Collected data
○ ○ ○
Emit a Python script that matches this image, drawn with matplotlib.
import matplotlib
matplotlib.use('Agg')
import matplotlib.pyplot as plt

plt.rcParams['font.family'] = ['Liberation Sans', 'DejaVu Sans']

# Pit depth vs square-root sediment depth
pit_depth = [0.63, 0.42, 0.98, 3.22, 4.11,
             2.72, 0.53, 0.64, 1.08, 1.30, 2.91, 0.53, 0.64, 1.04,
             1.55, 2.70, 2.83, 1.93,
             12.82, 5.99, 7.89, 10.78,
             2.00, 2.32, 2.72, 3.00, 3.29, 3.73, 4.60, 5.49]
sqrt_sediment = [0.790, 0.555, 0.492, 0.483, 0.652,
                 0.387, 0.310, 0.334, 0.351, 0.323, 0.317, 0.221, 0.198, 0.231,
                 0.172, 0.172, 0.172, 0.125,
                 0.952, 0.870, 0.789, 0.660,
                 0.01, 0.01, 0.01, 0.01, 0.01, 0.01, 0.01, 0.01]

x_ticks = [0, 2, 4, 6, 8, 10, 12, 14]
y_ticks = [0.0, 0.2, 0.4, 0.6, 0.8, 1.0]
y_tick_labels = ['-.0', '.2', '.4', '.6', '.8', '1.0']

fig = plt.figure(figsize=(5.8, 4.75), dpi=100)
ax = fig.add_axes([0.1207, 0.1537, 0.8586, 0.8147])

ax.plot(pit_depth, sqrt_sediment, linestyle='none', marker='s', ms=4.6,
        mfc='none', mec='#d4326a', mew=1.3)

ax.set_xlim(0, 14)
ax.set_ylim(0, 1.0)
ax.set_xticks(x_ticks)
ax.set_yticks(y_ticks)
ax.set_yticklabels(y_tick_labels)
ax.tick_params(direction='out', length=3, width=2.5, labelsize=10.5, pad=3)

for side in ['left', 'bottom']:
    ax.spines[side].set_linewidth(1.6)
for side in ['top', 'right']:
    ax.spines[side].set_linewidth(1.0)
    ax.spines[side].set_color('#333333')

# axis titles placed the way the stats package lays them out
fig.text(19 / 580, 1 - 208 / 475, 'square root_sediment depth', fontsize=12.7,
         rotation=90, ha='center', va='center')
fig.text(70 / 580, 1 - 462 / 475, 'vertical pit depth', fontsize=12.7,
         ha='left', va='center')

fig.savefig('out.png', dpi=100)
○ ○ ○
Exercise goal
Copy each line above where the string "matplotlib" occurs.

Full response
Emit a Python script that matches this image, drawn with matplotlib.
import matplotlib
matplotlib.use('Agg')
import matplotlib.pyplot as plt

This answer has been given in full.